The father gave him the best robe, a ring, sandals, and called for a feast. 'This my son was dead and is alive again. He was lost and is found.'
The older son, who had stayed and worked faithfully, was angry. 'I have served you all these years and never disobeyed, and you never gave me even a young goat to celebrate with my friends. But when this son of yours came back, who wasted your wealth, you killed the fatted calf.'
The father said: 'Son, you are always with me, and everything I have is yours. But it was right to celebrate — your brother was dead and is alive, was lost and is found.'
Neither son fully understood the father. The younger son came home prepared to be a servant. The older son thought his faithfulness was a transaction that had not been honored. The father's love was neither a reward for achievement nor a response to the right feelings. It was something else entirely.
Vocabulary
- Covenant
- A binding commitment between persons — in the biblical sense, not merely a contract (which can be dissolved when terms are violated) but a bond that persists through failure. Marriage, in the biblical framework, is a covenant.
- Shalom
- The Hebrew word usually translated 'peace' but meaning something much fuller: wholeness, flourishing, right relationship — the condition in which everything is as it should be between persons and between persons and God.
- Agape
- The Greek word for the kind of love the New Testament describes as distinctively Christian — not primarily an emotion but a chosen, sustained commitment to the wellbeing of another, regardless of whether they deserve it.
- Imago Dei
- Latin for 'image of God' — the biblical teaching that human beings are made in God's image, and therefore have inherent dignity and are capable of a kind of love and rationality that reflects their Maker.
- Grace
- Unearned love — the kind that is given not because the recipient deserves it but because the giver chooses to give it. The father in the parable does not wait for the son to prove he has changed.
Guided Teaching
The parable of the Prodigal Son contains the whole of the biblical vision of a good life in miniature. The younger son tried the hedonist answer — pleasure, satisfaction, experience — and found it hollow when the resources ran out. The older son tried the achievement/faithfulness answer but understood it transactionally — as if his years of service purchased a corresponding debt from his father. Both were wrong in different ways.
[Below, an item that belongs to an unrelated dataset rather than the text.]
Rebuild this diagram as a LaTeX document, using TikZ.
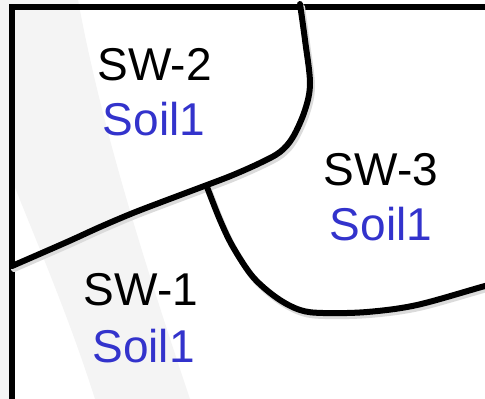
\documentclass[tikz,border=0pt]{standalone}
\usepackage{fontspec}
\setmainfont{Liberation Sans}
\definecolor{soilblue}{RGB}{51,51,204}
\definecolor{swoosh}{RGB}{244,244,244}
\begin{document}
\begin{tikzpicture}[x=1pt,y=-1pt,
  boundary/.style={line width=6pt, line cap=round, line join=round},
  zonename/.style={anchor=base, inner sep=0pt, font=\fontsize{46}{50}\selectfont},
  soiltag/.style={zonename, text=soilblue}]
\useasboundingbox (0,0) rectangle (485,399);
\clip (0,0) rectangle (485,399);

% backdrop with a soft grey swoosh
\fill[white] (0,0) rectangle (485,399);
\fill[swoosh] (0,0) -- (78,0) .. controls (100,120) and (140,250) .. (190,399)
  -- (95,399) .. controls (70,320) and (40,250) .. (14,185) -- (0,150) -- cycle;
\fill[swoosh] (0,0) rectangle (10,399);

% map frame
\draw[line width=5.4pt] (12,420) -- (12,7) -- (500,7);

% zone boundaries, each with a faint drop shadow
\foreach \ink/\dx/\dy in {black!14/2/3, black/0/0}{
  \begin{scope}[shift={(\dx,\dy)}]
    \draw[boundary, draw=\ink] plot[smooth, tension=0.55] coordinates {
      (300,4) (305,40) (310,83) (305,110) (293,137) (280,152) (260,163)
      (233,175) (207,185) (167,200) (133,213) (100,227) (67,242) (12,266)};
    \draw[boundary, draw=\ink] plot[smooth, tension=0.55] coordinates {
      (207,187) (220,220) (233,247) (253,277) (277,298) (300,310) (323,313)
      (367,312) (417,305) (485,286) (510,280)};
  \end{scope}
}

% zone labels
\node[zonename] (sw2) at (154.5,80) {SW-2};
\node[soiltag]  (s2)  at (154,135) {Soil1};
\node[zonename] (sw3) at (381,185) {SW-3};
\node[soiltag]  (s3)  at (381,240) {Soil1};
\node[zonename] (sw1) at (141,305) {SW-1};
\node[soiltag]  (s1)  at (143.5,362) {Soil1};
\end{tikzpicture}
\end{document}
What the father models is agape: a love that is neither earned by good behavior nor destroyed by bad behavior. When the son was 'still a great distance away,' the father ran. This is not a response to demonstrated repentance. It is a love that was already waiting.
The biblical framework says this is what human beings are made for — to be loved this way by God, and to love others this way in return. A good life, in this picture, is one of covenant faithfulness: staying, sacrificing, remaining, keeping the bond.
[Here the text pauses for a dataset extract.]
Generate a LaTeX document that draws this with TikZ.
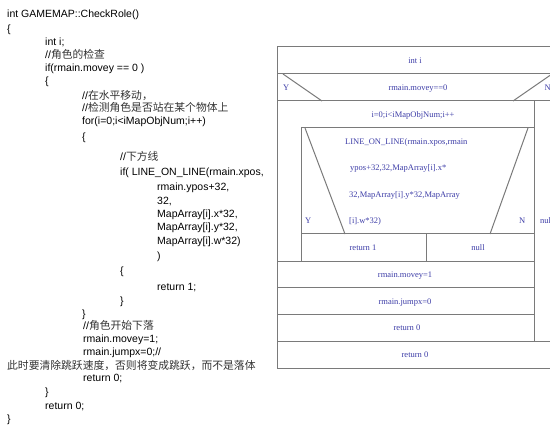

Contrast this with the other three answers: hedonism asks 'am I feeling good?' Achievement asks 'am I building something?' Stoicism asks 'am I governing myself well?' The biblical answer asks 'am I being faithful to the loves I have been given?'
The hard question to raise: why would faithfulness be the good life, rather than just a costly duty? The biblical answer is that being in covenant relationship — fully known, fully loved, and loving in return — is actually what human beings are most deeply made for. It is not a sacrifice of the good life. It is the good life.
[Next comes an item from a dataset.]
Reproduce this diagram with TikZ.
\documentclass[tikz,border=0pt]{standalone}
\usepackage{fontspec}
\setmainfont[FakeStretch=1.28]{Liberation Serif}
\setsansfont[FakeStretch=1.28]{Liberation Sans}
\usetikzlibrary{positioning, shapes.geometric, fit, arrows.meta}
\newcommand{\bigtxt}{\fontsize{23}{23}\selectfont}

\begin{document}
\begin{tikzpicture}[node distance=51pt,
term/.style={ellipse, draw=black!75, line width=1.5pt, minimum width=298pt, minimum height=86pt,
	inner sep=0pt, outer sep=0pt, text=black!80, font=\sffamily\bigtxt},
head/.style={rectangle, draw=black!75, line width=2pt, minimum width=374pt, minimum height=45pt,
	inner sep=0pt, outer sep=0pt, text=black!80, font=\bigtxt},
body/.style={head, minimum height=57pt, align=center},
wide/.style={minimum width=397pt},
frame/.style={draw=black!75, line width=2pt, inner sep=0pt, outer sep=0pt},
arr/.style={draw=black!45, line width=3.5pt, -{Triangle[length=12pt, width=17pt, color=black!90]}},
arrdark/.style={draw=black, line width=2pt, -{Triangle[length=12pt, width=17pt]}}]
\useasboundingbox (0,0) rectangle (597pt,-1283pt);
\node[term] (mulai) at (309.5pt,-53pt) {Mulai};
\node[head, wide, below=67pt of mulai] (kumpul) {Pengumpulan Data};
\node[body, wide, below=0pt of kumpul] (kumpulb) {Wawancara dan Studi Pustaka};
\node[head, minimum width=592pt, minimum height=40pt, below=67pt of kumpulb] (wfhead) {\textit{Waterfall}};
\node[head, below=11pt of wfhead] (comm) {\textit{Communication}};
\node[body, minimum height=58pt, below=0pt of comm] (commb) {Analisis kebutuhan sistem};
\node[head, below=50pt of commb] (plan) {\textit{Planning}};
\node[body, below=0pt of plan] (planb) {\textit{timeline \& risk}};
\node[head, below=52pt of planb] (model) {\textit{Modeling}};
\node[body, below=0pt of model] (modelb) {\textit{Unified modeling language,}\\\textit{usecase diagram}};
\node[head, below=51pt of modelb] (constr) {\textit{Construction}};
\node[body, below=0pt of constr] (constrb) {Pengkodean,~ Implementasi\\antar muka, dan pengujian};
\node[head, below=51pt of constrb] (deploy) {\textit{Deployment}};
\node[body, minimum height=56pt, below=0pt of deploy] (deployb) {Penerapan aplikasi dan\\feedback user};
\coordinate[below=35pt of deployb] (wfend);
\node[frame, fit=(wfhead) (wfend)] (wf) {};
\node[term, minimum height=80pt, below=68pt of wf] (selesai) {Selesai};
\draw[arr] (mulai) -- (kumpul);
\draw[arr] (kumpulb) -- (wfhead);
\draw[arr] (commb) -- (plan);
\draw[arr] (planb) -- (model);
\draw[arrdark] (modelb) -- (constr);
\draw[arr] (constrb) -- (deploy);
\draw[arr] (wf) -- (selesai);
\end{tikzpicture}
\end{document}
Acknowledge the tension: this answer requires belief in a God who actually knows and loves you. A student who does not hold that belief cannot simply accept the framework at face value. But they can examine it seriously and ask: is there anything in human experience that the other three answers cannot explain that this one can?
Pattern to Notice
Watch for the difference between people who treat love as a feeling (and therefore stop when the feeling fades) and people who treat love as a commitment (and therefore stay when the commitment is costly). The biblical vision claims that the second kind of love — which requires will more than emotion — is both more real and more satisfying over a lifetime. Notice in marriage, in friendship, in parenting: the deepest bonds are rarely the easiest ones.
A Good Response
A student who genuinely wrestles with this answer comes away with a question they cannot easily dismiss: if I am made for covenant love — to be fully known and to love faithfully — then what am I building my life around? The hedonist and achiever answers are plausible only until you reach the places they cannot reach. The question is whether you discover their limits early enough to choose differently.
Moral Thread
Faithfulness
The biblical vision of a good life centers on covenant — binding commitment to God and to the people you are given. Faithfulness is not a single act but a sustained orientation of the will: choosing, repeatedly, to remain bound when leaving would be easier.
Misuse Warning
The biblical answer can be misused in two directions. One: it can be sentimentalized — reduced to warm feelings about God and family, stripping out the demand for faithfulness when it costs you. Two: it can be weaponized to demand self-sacrifice from people who are already being harmed, in the name of 'keeping your covenant.' True covenant love includes the capacity to protect — the father in the parable does not minimize what the son did. He forgives it. These are not the same thing.
For Discussion
- 1.What did the younger son in the parable get wrong about what a good life was? What did the older son get wrong?
- 2.What is the difference between agape and ordinary affection?
- 3.Can you think of a person in your life who has loved you in a covenantal way — staying even when it was costly?
- 4.The biblical answer says we are made to be fully known. Do you think that's true? What would it mean for your life if it were?
- 5.How does this answer compare to the Stoic answer from the last lesson — especially on the question of what you need from others?
- 6.Why might someone prefer the hedonist or achievement answer even if the biblical answer is true?
Practice
Covenant in Your Life
- 1.Name two or three relationships in your life that have a covenantal quality — that is, people who have remained faithful to you when it was costly, or people you have remained faithful to when it was costly.
- 2.For one of those relationships: write about a specific moment when faithfulness was hard. What did it cost? What did it produce?
- 3.Now ask yourself: is there a relationship in your life right now where you are treating covenant commitment like a transaction — where you are withholding faithfulness because the other person hasn't earned it?
- 4.Write one paragraph about what a genuinely covenantal commitment would look like in that relationship.
Memory Questions
- 1.What does 'covenant' mean, and how is it different from a contract?
- 2.What did both sons in the parable get wrong?
- 3.What is agape, and how is it different from feeling affectionate toward someone?
- 4.What is shalom?
- 5.Why does the biblical answer claim to solve a problem the other three answers cannot touch?
- 6.What is imago Dei and why does it matter?
A Note for Parents
This lesson is the place in the curriculum where the family's faith most directly intersects with the philosophical framework. The goal is not merely to say 'the Bible is true and the others are false' — it is to help students see what the biblical answer actually claims and why it is a serious answer to a serious question. The parable of the Prodigal Son is one of the most psychologically precise pieces of literature ever written: both sons misunderstand the father's love, and both misunderstandings are plausible and common. Help your student identify which son's error they are more prone to. The student who intellectually grasps agape but has not yet experienced it will encounter this lesson again in different forms throughout the curriculum.